So much pain
Here’s my story, married 25 years 2 sons, no major problems throughout our marriage just I feel at times we were disconnected. New Year’s Eve 2024 my WS told me he needed to confess somethings to me because he felt like we were the closest we’ve ever been in our marriage and he felt I needed to know. He told me in 2004 on a night out with his cousin he went with a sex worker, same cousin again on a night out in 2006 he did it again and then again in 2008. These were all ‘gifts’ from his cousin. Fast forwards to 2019 he started an emotional affair with a coworker which was on and off for 16 months, he’d drop her off home after work and they’d end up kissing and touching then say it was wrong and we won’t do it again but they kissed and had sexual contact 8 times in 16 months, one night he ended up in her house as she asked him to go in and they nearly ended up going upstairs for sex but he ran off, the next day at work she called him a chicken. they kissed a couple of occasions after that but then he said he realised it had gone too far and transferred department at work and ghosted her.

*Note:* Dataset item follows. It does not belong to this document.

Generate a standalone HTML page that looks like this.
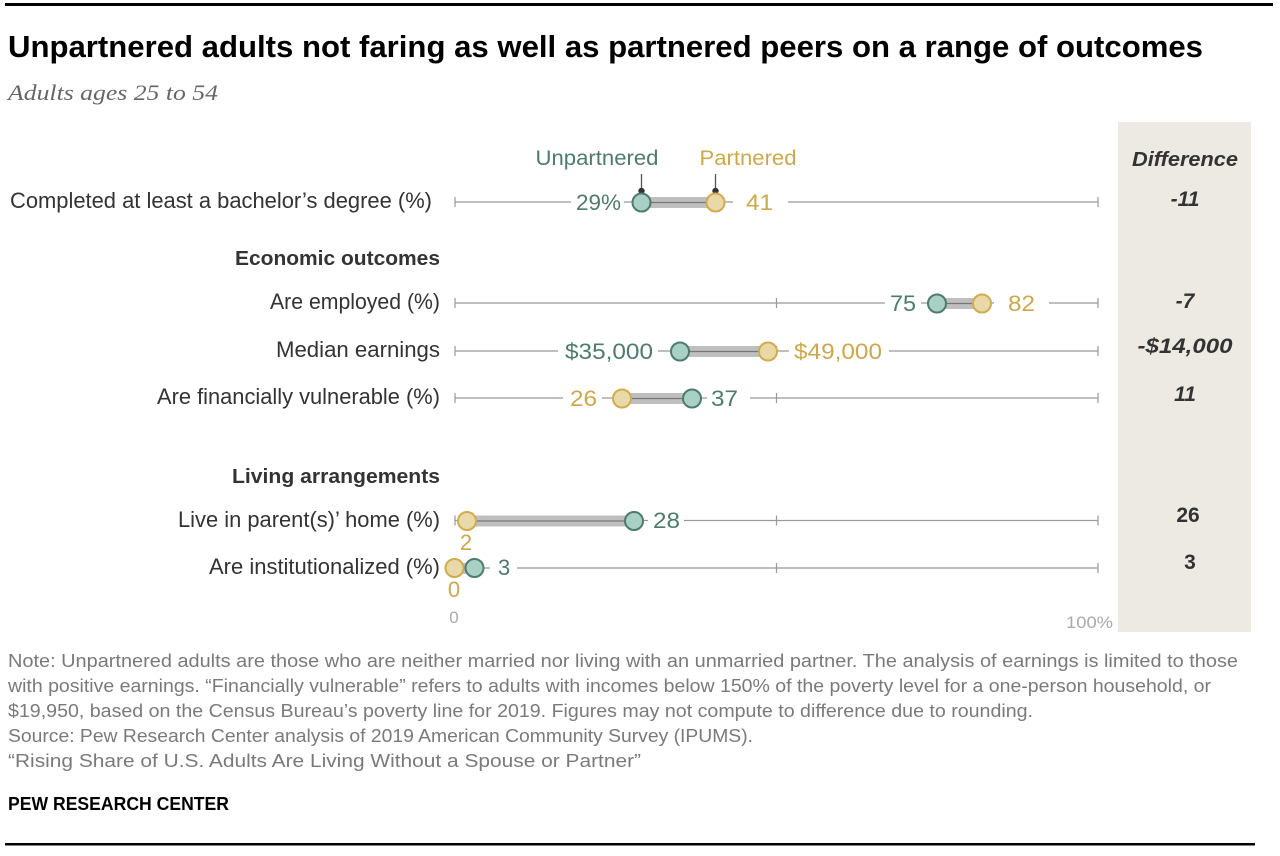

I’ve had him take a lie detector to confirm all these details and no deception indicated, he’s telling the truth there was no sexual intercouse and no oral sex. This happened 3 years ago and he’s just told me, I’m absolutely devastated, can’t sleep, eat, my brain isn’t working properly, I can’t hold a conversation with anyone.
I don’t know why the incidents with the sex workers don’t bother me nearly half as much as the emotional affair because they didn’t sleep together.
The constant thoughts of them kissing in the car are consuming me, I’ve tried everything to make them stop but I can’t and it’s killing me.
He’s been so supportive, he’s told me everything a thousand times over, answers all questions, listening to me and doing everything I need, he says he will do everything and anything in his power for me to work out our marriage and everything he’s said he does.In 25 years I’ve only seen him cry once when his mother died but he’s cried with me nearly every day and at times begging to stop crying because he can’t see me in pain anymore. I want to work things out but sometimes the pain and thoughts are unbearable and I just want to run away.
Sometimes I’m very positive about our future and I’m sure we can work it out and sometimes I think I’m wasting my time.
He said he the reason for the affair is because he failed to put boundaries in place and it crossed the line in to flirting then taking dirty to each other, he said he got a kick out of it because she’s half his age and he was extremely flattered and his ego at work was being stroked every day, he said she would not entertain his talk about his problems and so she made him forget his problems at home (we were renovating our home at the time), she was fun to be around and he said she followed him around like a puppy and then he said after he went in her house and ran off he started to be repulsed by her.
One thing that bothers me is he says that each kiss was a mistake and it infuriates me because why did it happen 8 times?.
He says but I did stop it in the end before it went too far and he said the guilt was eating him alive.
If you got this far thank you for listening to me waffle on and any advice or opinions would be greatly appreciated.